- EXERCISE REQUIREMENTS
Give the data below again exactly as written, without its pictures.

-=-=-

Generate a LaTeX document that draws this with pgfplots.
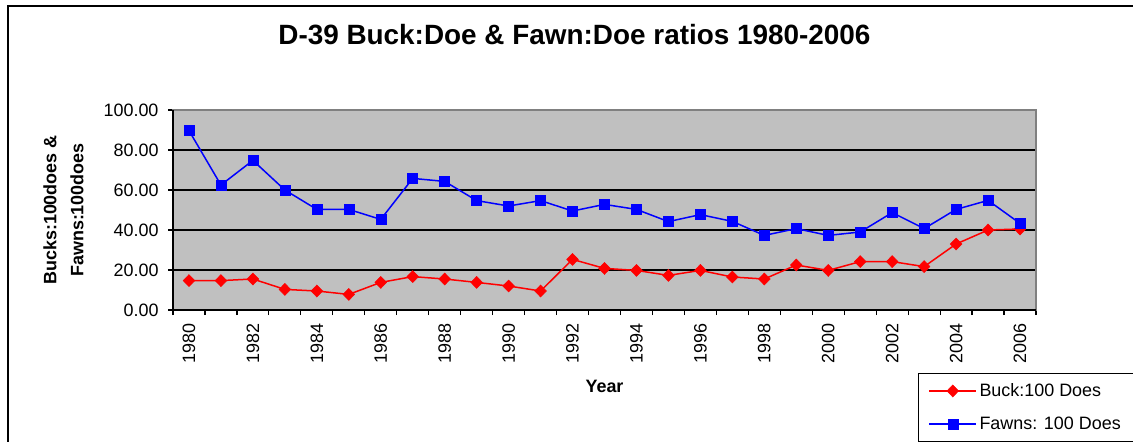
\documentclass[border=0pt]{standalone}
\usepackage{pgfplots}
\pgfplotsset{compat=1.18}
\usepackage{fontspec}
\setmainfont{Liberation Sans}
\definecolor{plotbg}{RGB}{192,192,192}
\definecolor{plotborder}{RGB}{128,128,128}
\begin{document}
\begin{tikzpicture}
\useasboundingbox (0bp,0bp) rectangle (1133bp,-442bp);
\clip (0bp,0bp) rectangle (1133bp,-442bp);
\draw[line width=1.5bp] (8bp,-470bp) -- (8bp,-6bp) -- (1160bp,-6bp);
\begin{axis}[
  name=ax,
  at={(173bp,-310bp)}, anchor=south west,
  scale only axis, width=863bp, height=200bp,
  xmin=-0.5, xmax=26.5, ymin=0, ymax=100,
  axis background/.style={fill=plotbg},
  axis line style={plotborder, line width=1.2bp},
  ytick={0,20,40,60,80,100},
  xtick={0,2,4,6,8,10,12,14,16,18,20,22,24,26},
  xticklabels={1980,1982,1984,1986,1988,1990,1992,1994,1996,1998,2000,2002,2004,2006},
  minor xtick={-0.5,0.5,...,26.5},
  tick pos=left,
  tick align=outside,
  major tick length=5bp, minor tick length=5bp,
  tick style={black, line width=1.2bp},
  major x tick style={draw=none},
  ymajorgrids, major grid style={black, line width=1.2bp},
  /pgf/number format/assume math mode=true,
  yticklabel style={/pgf/number format/.cd, fixed, fixed zerofill, precision=2, /tikz/.cd, xshift=-6bp},
  ticklabel style={font=\fontsize{18}{21}\selectfont},
  xticklabel style={rotate=90, anchor=east, xshift=-5bp},
  xlabel={Year},
  xlabel style={font=\bfseries\fontsize{18}{21}\selectfont, at={(axis description cs:0.5,-0.41)}, anchor=base},
  ylabel={Bucks:100does \&\\Fawns:100does},
  ylabel style={font=\bfseries\fontsize{18}{27}\selectfont, align=center, at={(axis description cs:-0.1269,0.5)}, anchor=center},
  title={D-39 Buck:Doe \& Fawn:Doe ratios 1980-2006},
  title style={font=\bfseries\fontsize{28}{32}\selectfont, at={(axis description cs:0.4652,1.3)}, anchor=base},
  legend image code/.code={\draw[mark repeat=2,mark phase=2,#1] plot coordinates {(0bp,0bp) (23.5bp,0bp) (47bp,0bp)};},
  legend cell align=left,
  legend style={at={(0.8633,-0.3135)}, anchor=north west, draw=black, line width=1bp, fill=white,
    font=\fontsize{18}{21}\selectfont, inner xsep=10bp, inner ysep=8bp, row sep=14bp,
    nodes={inner sep=2.5bp}},
]
\addplot[red, line width=1.5bp, mark=diamond*, mark size=6bp, mark options={solid, fill=red, line width=0.5bp, xscale=1.3}]
coordinates {
(0,14.7) (1,14.7) (2,15.5) (3,10.3) (4,9.5) (5,7.8) (6,13.8) (7,16.7) (8,15.5) (9,13.8)
(10,12.0) (11,9.5) (12,25.3) (13,20.8) (14,19.8) (15,17.3) (16,19.8) (17,16.5) (18,15.5)
(19,22.5) (20,19.8) (21,24.2) (22,24.2) (23,21.7) (24,33.0) (25,40.0) (26,40.5)
};
\addlegendentry{Buck:100 Does}
\addplot[blue, line width=1.5bp, mark=square*, mark size=5bp, mark options={solid, fill=blue, line width=0.5bp}]
coordinates {
(0,89.7) (1,62.5) (2,74.8) (3,60.0) (4,50.3) (5,50.3) (6,45.3) (7,65.8) (8,64.3) (9,54.7)
(10,52.0) (11,54.7) (12,49.5) (13,52.8) (14,50.3) (15,44.2) (16,47.7) (17,44.3) (18,37.3)
(19,40.7) (20,37.3) (21,39.0) (22,48.7) (23,40.7) (24,50.3) (25,54.8) (26,43.3)
};
\addlegendentry{Fawns: 100 Does}
\end{axis}
\draw[black, line width=1.5bp] (ax.north west) -- (ax.south west) -- (ax.south east);
\end{tikzpicture}
\end{document}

-=-=-

- EXPECTED ANSWER
Generate a LaTeX document that draws this with pgfplots.
\documentclass[border=0pt]{standalone}
\usepackage{pgfplots}
\pgfplotsset{compat=1.18}
\usepackage{fontspec}
\setmainfont{Liberation Sans}
\definecolor{plotbg}{RGB}{192,192,192}
\definecolor{plotborder}{RGB}{128,128,128}
\begin{document}
\begin{tikzpicture}
\useasboundingbox (0bp,0bp) rectangle (1133bp,-442bp);
\clip (0bp,0bp) rectangle (1133bp,-442bp);
\draw[line width=1.5bp] (8bp,-470bp) -- (8bp,-6bp) -- (1160bp,-6bp);
\begin{axis}[
  name=ax,
  at={(173bp,-310bp)}, anchor=south west,
  scale only axis, width=863bp, height=200bp,
  xmin=-0.5, xmax=26.5, ymin=0, ymax=100,
  axis background/.style={fill=plotbg},
  axis line style={plotborder, line width=1.2bp},
  ytick={0,20,40,60,80,100},
  xtick={0,2,4,6,8,10,12,14,16,18,20,22,24,26},
  xticklabels={1980,1982,1984,1986,1988,1990,1992,1994,1996,1998,2000,2002,2004,2006},
  minor xtick={-0.5,0.5,...,26.5},
  tick pos=left,
  tick align=outside,
  major tick length=5bp, minor tick length=5bp,
  tick style={black, line width=1.2bp},
  major x tick style={draw=none},
  ymajorgrids, major grid style={black, line width=1.2bp},
  /pgf/number format/assume math mode=true,
  yticklabel style={/pgf/number format/.cd, fixed, fixed zerofill, precision=2, /tikz/.cd, xshift=-6bp},
  ticklabel style={font=\fontsize{18}{21}\selectfont},
  xticklabel style={rotate=90, anchor=east, xshift=-5bp},
  xlabel={Year},
  xlabel style={font=\bfseries\fontsize{18}{21}\selectfont, at={(axis description cs:0.5,-0.41)}, anchor=base},
  ylabel={Bucks:100does \&\\Fawns:100does},
  ylabel style={font=\bfseries\fontsize{18}{27}\selectfont, align=center, at={(axis description cs:-0.1269,0.5)}, anchor=center},
  title={D-39 Buck:Doe \& Fawn:Doe ratios 1980-2006},
  title style={font=\bfseries\fontsize{28}{32}\selectfont, at={(axis description cs:0.4652,1.3)}, anchor=base},
  legend image code/.code={\draw[mark repeat=2,mark phase=2,#1] plot coordinates {(0bp,0bp) (23.5bp,0bp) (47bp,0bp)};},
  legend cell align=left,
  legend style={at={(0.8633,-0.3135)}, anchor=north west, draw=black, line width=1bp, fill=white,
    font=\fontsize{18}{21}\selectfont, inner xsep=10bp, inner ysep=8bp, row sep=14bp,
    nodes={inner sep=2.5bp}},
]
\addplot[red, line width=1.5bp, mark=diamond*, mark size=6bp, mark options={solid, fill=red, line width=0.5bp, xscale=1.3}]
coordinates {
(0,14.7) (1,14.7) (2,15.5) (3,10.3) (4,9.5) (5,7.8) (6,13.8) (7,16.7) (8,15.5) (9,13.8)
(10,12.0) (11,9.5) (12,25.3) (13,20.8) (14,19.8) (15,17.3) (16,19.8) (17,16.5) (18,15.5)
(19,22.5) (20,19.8) (21,24.2) (22,24.2) (23,21.7) (24,33.0) (25,40.0) (26,40.5)
};
\addlegendentry{Buck:100 Does}
\addplot[blue, line width=1.5bp, mark=square*, mark size=5bp, mark options={solid, fill=blue, line width=0.5bp}]
coordinates {
(0,89.7) (1,62.5) (2,74.8) (3,60.0) (4,50.3) (5,50.3) (6,45.3) (7,65.8) (8,64.3) (9,54.7)
(10,52.0) (11,54.7) (12,49.5) (13,52.8) (14,50.3) (15,44.2) (16,47.7) (17,44.3) (18,37.3)
(19,40.7) (20,37.3) (21,39.0) (22,48.7) (23,40.7) (24,50.3) (25,54.8) (26,43.3)
};
\addlegendentry{Fawns: 100 Does}
\end{axis}
\draw[black, line width=1.5bp] (ax.north west) -- (ax.south west) -- (ax.south east);
\end{tikzpicture}
\end{document}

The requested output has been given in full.